Look at the data below and print exactly the lines from its first line through the line with "import plotly.graph_objects as go"; the pictures stay out of the copy.
--- START OF Records to use ---
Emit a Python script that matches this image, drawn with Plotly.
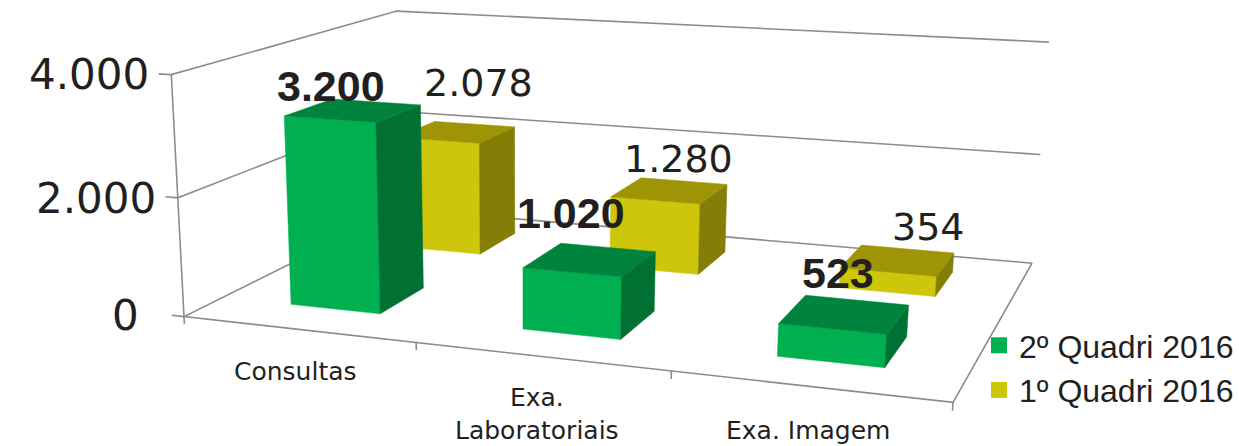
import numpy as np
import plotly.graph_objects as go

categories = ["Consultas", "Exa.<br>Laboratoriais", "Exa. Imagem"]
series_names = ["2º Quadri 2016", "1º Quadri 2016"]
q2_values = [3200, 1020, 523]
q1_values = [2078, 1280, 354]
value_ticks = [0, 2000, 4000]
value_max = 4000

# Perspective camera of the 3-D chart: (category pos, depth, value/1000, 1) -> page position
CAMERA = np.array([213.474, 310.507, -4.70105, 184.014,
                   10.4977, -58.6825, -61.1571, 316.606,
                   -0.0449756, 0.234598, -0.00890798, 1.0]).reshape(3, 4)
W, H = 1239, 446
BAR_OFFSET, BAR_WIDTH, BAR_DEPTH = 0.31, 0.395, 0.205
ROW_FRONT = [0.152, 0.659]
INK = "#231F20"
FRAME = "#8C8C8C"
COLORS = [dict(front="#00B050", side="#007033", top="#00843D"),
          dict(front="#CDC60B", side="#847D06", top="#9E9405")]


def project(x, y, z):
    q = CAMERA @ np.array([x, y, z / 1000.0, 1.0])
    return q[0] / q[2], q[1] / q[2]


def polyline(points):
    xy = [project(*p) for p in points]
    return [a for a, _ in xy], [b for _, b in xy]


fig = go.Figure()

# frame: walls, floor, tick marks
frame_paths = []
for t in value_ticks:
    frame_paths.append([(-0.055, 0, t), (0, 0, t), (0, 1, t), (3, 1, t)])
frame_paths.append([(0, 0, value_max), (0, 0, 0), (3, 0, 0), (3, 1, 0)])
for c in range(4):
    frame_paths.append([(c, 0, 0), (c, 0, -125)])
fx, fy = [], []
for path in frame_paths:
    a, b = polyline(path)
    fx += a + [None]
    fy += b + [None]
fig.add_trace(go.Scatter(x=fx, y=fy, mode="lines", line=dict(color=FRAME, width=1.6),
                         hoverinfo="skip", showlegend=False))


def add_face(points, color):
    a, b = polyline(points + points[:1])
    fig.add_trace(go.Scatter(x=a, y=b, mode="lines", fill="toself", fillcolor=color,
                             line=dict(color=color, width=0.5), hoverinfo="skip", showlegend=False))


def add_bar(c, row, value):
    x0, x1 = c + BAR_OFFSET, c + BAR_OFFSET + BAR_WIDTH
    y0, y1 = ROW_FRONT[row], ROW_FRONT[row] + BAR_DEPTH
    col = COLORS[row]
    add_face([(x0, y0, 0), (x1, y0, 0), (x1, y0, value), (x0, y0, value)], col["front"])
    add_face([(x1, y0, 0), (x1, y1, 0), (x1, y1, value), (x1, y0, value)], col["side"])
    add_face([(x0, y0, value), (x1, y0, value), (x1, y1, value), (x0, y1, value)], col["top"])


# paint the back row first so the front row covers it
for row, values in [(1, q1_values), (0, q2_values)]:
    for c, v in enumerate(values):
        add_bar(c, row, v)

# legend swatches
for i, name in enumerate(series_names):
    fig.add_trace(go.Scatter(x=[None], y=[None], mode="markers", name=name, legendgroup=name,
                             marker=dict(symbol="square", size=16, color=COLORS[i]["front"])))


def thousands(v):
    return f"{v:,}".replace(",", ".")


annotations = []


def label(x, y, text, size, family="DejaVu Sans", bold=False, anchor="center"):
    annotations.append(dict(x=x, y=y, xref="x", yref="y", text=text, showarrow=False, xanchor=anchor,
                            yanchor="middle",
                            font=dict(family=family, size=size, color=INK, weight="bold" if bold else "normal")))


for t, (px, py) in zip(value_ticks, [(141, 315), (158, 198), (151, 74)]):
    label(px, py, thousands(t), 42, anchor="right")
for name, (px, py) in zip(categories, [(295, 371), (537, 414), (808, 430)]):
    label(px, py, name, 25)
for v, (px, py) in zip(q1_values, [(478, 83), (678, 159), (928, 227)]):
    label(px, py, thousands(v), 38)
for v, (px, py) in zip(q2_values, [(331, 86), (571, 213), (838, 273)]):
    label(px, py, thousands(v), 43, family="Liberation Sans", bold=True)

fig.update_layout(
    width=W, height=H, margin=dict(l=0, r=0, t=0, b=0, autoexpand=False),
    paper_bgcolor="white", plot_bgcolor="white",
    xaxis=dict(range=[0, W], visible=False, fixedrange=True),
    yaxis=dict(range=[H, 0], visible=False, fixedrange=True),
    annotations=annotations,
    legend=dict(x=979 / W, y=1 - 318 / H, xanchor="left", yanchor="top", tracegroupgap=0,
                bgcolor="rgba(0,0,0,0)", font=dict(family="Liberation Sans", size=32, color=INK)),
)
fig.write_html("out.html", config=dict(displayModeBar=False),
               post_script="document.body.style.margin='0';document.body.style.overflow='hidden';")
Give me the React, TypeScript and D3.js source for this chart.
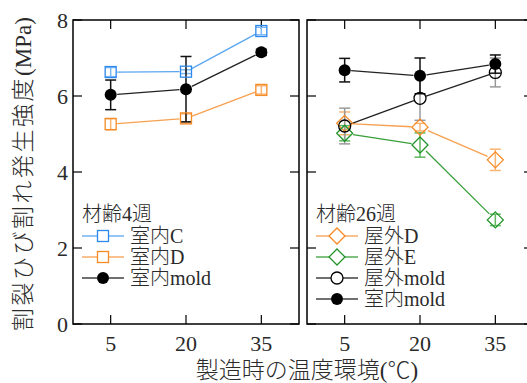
--- END OF Records to use ---
◆ Answer for the task ◆
Emit a Python script that matches this image, drawn with Plotly.
import numpy as np
import plotly.graph_objects as go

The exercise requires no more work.